# Source excerpt
☆ ☆ ☆

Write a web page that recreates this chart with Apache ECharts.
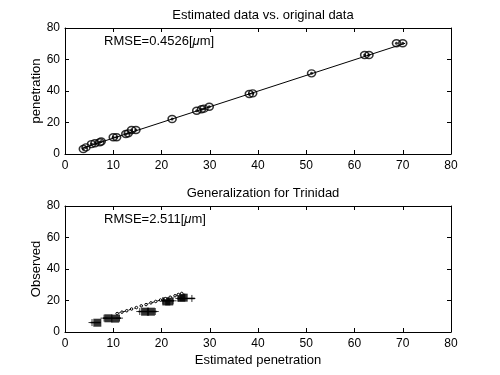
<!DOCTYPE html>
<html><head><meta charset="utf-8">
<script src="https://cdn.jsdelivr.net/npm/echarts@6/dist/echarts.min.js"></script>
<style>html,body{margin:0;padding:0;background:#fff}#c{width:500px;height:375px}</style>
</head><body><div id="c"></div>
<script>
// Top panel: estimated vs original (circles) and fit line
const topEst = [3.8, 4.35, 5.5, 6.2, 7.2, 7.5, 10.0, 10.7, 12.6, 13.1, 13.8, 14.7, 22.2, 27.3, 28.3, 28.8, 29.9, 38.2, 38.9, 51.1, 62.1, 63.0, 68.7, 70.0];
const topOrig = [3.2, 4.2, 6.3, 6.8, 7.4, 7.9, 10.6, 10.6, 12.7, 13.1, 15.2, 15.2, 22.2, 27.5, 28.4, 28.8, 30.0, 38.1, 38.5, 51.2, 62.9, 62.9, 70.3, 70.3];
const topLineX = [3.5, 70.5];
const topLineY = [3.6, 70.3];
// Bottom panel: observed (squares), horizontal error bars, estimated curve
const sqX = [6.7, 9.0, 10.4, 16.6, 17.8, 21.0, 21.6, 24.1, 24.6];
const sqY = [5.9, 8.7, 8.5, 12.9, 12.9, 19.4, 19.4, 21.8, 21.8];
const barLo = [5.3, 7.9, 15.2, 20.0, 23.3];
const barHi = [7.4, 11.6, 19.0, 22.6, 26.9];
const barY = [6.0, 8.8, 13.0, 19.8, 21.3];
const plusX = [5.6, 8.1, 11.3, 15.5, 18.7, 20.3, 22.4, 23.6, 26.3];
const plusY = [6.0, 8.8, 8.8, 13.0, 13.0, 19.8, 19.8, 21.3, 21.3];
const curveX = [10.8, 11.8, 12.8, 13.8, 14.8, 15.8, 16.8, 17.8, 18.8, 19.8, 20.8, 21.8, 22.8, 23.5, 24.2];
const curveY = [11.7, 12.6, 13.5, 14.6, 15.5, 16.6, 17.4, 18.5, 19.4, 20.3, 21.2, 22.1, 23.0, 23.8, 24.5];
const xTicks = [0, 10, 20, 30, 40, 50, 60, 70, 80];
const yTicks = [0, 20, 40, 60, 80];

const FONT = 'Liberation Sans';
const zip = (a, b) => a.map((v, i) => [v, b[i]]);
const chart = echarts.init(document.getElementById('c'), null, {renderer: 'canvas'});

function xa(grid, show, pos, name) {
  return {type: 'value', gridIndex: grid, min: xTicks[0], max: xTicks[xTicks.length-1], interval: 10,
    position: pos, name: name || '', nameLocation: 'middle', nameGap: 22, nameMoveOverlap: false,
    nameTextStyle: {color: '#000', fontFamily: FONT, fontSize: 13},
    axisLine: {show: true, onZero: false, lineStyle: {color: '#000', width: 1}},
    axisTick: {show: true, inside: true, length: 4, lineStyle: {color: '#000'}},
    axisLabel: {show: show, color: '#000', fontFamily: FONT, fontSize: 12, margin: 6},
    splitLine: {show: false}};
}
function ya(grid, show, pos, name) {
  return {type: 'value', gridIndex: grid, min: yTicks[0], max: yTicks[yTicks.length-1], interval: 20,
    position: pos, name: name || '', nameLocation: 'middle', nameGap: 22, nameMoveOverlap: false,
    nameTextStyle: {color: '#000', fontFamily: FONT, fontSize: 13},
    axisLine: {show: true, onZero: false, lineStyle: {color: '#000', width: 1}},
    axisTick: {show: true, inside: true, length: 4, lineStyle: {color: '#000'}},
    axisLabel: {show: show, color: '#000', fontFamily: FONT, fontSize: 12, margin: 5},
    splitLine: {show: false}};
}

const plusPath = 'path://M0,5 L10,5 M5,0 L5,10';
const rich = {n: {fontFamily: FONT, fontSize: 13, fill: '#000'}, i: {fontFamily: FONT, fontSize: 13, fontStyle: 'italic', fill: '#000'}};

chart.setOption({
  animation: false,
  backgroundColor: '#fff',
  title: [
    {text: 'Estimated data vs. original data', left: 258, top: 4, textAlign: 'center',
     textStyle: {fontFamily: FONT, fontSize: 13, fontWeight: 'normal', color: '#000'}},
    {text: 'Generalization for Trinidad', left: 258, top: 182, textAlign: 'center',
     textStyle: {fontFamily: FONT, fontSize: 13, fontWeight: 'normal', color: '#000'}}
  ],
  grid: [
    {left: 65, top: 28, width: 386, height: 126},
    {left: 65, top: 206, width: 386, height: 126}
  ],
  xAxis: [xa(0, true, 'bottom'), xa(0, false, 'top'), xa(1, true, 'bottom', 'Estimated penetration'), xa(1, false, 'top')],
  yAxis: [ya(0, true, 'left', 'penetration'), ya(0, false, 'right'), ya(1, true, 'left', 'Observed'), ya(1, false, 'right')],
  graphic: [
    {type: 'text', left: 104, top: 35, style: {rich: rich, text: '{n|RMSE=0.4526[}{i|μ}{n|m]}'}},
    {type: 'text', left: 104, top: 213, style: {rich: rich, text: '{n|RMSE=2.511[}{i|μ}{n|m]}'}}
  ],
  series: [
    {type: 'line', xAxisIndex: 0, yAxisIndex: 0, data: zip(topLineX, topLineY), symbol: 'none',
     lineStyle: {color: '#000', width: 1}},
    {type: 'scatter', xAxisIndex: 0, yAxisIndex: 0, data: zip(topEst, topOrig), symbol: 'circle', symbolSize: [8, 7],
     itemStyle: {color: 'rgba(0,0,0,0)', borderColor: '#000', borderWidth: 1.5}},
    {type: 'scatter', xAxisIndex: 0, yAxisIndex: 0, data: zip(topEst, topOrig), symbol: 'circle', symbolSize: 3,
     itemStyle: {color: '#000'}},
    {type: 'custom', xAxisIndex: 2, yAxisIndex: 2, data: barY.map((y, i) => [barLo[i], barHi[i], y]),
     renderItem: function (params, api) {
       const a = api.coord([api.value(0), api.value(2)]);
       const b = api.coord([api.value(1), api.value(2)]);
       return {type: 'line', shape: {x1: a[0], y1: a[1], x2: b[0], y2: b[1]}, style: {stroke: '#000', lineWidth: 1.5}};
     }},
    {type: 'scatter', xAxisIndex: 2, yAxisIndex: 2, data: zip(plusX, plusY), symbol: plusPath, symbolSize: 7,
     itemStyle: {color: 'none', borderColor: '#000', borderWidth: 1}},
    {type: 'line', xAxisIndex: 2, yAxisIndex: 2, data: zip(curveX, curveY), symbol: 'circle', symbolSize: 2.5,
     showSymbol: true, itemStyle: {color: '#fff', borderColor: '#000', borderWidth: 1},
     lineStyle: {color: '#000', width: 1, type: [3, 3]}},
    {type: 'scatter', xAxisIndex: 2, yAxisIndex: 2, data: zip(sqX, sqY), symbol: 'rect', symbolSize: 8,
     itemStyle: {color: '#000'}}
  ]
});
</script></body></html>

☆ ☆ ☆

# Description of the task
Repeat the data exactly, without the pictures.

# Reply to the task
Write a web page that recreates this chart with Apache ECharts.
<!DOCTYPE html>
<html><head><meta charset="utf-8">
<script src="https://cdn.jsdelivr.net/npm/echarts@6/dist/echarts.min.js"></script>
<style>html,body{margin:0;padding:0;background:#fff}#c{width:500px;height:375px}</style>
</head><body><div id="c"></div>
<script>
// Top panel: estimated vs original (circles) and fit line
const topEst = [3.8, 4.35, 5.5, 6.2, 7.2, 7.5, 10.0, 10.7, 12.6, 13.1, 13.8, 14.7, 22.2, 27.3, 28.3, 28.8, 29.9, 38.2, 38.9, 51.1, 62.1, 63.0, 68.7, 70.0];
const topOrig = [3.2, 4.2, 6.3, 6.8, 7.4, 7.9, 10.6, 10.6, 12.7, 13.1, 15.2, 15.2, 22.2, 27.5, 28.4, 28.8, 30.0, 38.1, 38.5, 51.2, 62.9, 62.9, 70.3, 70.3];
const topLineX = [3.5, 70.5];
const topLineY = [3.6, 70.3];
// Bottom panel: observed (squares), horizontal error bars, estimated curve
const sqX = [6.7, 9.0, 10.4, 16.6, 17.8, 21.0, 21.6, 24.1, 24.6];
const sqY = [5.9, 8.7, 8.5, 12.9, 12.9, 19.4, 19.4, 21.8, 21.8];
const barLo = [5.3, 7.9, 15.2, 20.0, 23.3];
const barHi = [7.4, 11.6, 19.0, 22.6, 26.9];
const barY = [6.0, 8.8, 13.0, 19.8, 21.3];
const plusX = [5.6, 8.1, 11.3, 15.5, 18.7, 20.3, 22.4, 23.6, 26.3];
const plusY = [6.0, 8.8, 8.8, 13.0, 13.0, 19.8, 19.8, 21.3, 21.3];
const curveX = [10.8, 11.8, 12.8, 13.8, 14.8, 15.8, 16.8, 17.8, 18.8, 19.8, 20.8, 21.8, 22.8, 23.5, 24.2];
const curveY = [11.7, 12.6, 13.5, 14.6, 15.5, 16.6, 17.4, 18.5, 19.4, 20.3, 21.2, 22.1, 23.0, 23.8, 24.5];
const xTicks = [0, 10, 20, 30, 40, 50, 60, 70, 80];
const yTicks = [0, 20, 40, 60, 80];

const FONT = 'Liberation Sans';
const zip = (a, b) => a.map((v, i) => [v, b[i]]);
const chart = echarts.init(document.getElementById('c'), null, {renderer: 'canvas'});

function xa(grid, show, pos, name) {
  return {type: 'value', gridIndex: grid, min: xTicks[0], max: xTicks[xTicks.length-1], interval: 10,
    position: pos, name: name || '', nameLocation: 'middle', nameGap: 22, nameMoveOverlap: false,
    nameTextStyle: {color: '#000', fontFamily: FONT, fontSize: 13},
    axisLine: {show: true, onZero: false, lineStyle: {color: '#000', width: 1}},
    axisTick: {show: true, inside: true, length: 4, lineStyle: {color: '#000'}},
    axisLabel: {show: show, color: '#000', fontFamily: FONT, fontSize: 12, margin: 6},
    splitLine: {show: false}};
}
function ya(grid, show, pos, name) {
  return {type: 'value', gridIndex: grid, min: yTicks[0], max: yTicks[yTicks.length-1], interval: 20,
    position: pos, name: name || '', nameLocation: 'middle', nameGap: 22, nameMoveOverlap: false,
    nameTextStyle: {color: '#000', fontFamily: FONT, fontSize: 13},
    axisLine: {show: true, onZero: false, lineStyle: {color: '#000', width: 1}},
    axisTick: {show: true, inside: true, length: 4, lineStyle: {color: '#000'}},
    axisLabel: {show: show, color: '#000', fontFamily: FONT, fontSize: 12, margin: 5},
    splitLine: {show: false}};
}

const plusPath = 'path://M0,5 L10,5 M5,0 L5,10';
const rich = {n: {fontFamily: FONT, fontSize: 13, fill: '#000'}, i: {fontFamily: FONT, fontSize: 13, fontStyle: 'italic', fill: '#000'}};

chart.setOption({
  animation: false,
  backgroundColor: '#fff',
  title: [
    {text: 'Estimated data vs. original data', left: 258, top: 4, textAlign: 'center',
     textStyle: {fontFamily: FONT, fontSize: 13, fontWeight: 'normal', color: '#000'}},
    {text: 'Generalization for Trinidad', left: 258, top: 182, textAlign: 'center',
     textStyle: {fontFamily: FONT, fontSize: 13, fontWeight: 'normal', color: '#000'}}
  ],
  grid: [
    {left: 65, top: 28, width: 386, height: 126},
    {left: 65, top: 206, width: 386, height: 126}
  ],
  xAxis: [xa(0, true, 'bottom'), xa(0, false, 'top'), xa(1, true, 'bottom', 'Estimated penetration'), xa(1, false, 'top')],
  yAxis: [ya(0, true, 'left', 'penetration'), ya(0, false, 'right'), ya(1, true, 'left', 'Observed'), ya(1, false, 'right')],
  graphic: [
    {type: 'text', left: 104, top: 35, style: {rich: rich, text: '{n|RMSE=0.4526[}{i|μ}{n|m]}'}},
    {type: 'text', left: 104, top: 213, style: {rich: rich, text: '{n|RMSE=2.511[}{i|μ}{n|m]}'}}
  ],
  series: [
    {type: 'line', xAxisIndex: 0, yAxisIndex: 0, data: zip(topLineX, topLineY), symbol: 'none',
     lineStyle: {color: '#000', width: 1}},
    {type: 'scatter', xAxisIndex: 0, yAxisIndex: 0, data: zip(topEst, topOrig), symbol: 'circle', symbolSize: [8, 7],
     itemStyle: {color: 'rgba(0,0,0,0)', borderColor: '#000', borderWidth: 1.5}},
    {type: 'scatter', xAxisIndex: 0, yAxisIndex: 0, data: zip(topEst, topOrig), symbol: 'circle', symbolSize: 3,
     itemStyle: {color: '#000'}},
    {type: 'custom', xAxisIndex: 2, yAxisIndex: 2, data: barY.map((y, i) => [barLo[i], barHi[i], y]),
     renderItem: function (params, api) {
       const a = api.coord([api.value(0), api.value(2)]);
       const b = api.coord([api.value(1), api.value(2)]);
       return {type: 'line', shape: {x1: a[0], y1: a[1], x2: b[0], y2: b[1]}, style: {stroke: '#000', lineWidth: 1.5}};
     }},
    {type: 'scatter', xAxisIndex: 2, yAxisIndex: 2, data: zip(plusX, plusY), symbol: plusPath, symbolSize: 7,
     itemStyle: {color: 'none', borderColor: '#000', borderWidth: 1}},
    {type: 'line', xAxisIndex: 2, yAxisIndex: 2, data: zip(curveX, curveY), symbol: 'circle', symbolSize: 2.5,
     showSymbol: true, itemStyle: {color: '#fff', borderColor: '#000', borderWidth: 1},
     lineStyle: {color: '#000', width: 1, type: [3, 3]}},
    {type: 'scatter', xAxisIndex: 2, yAxisIndex: 2, data: zip(sqX, sqY), symbol: 'rect', symbolSize: 8,
     itemStyle: {color: '#000'}}
  ]
});
</script></body></html>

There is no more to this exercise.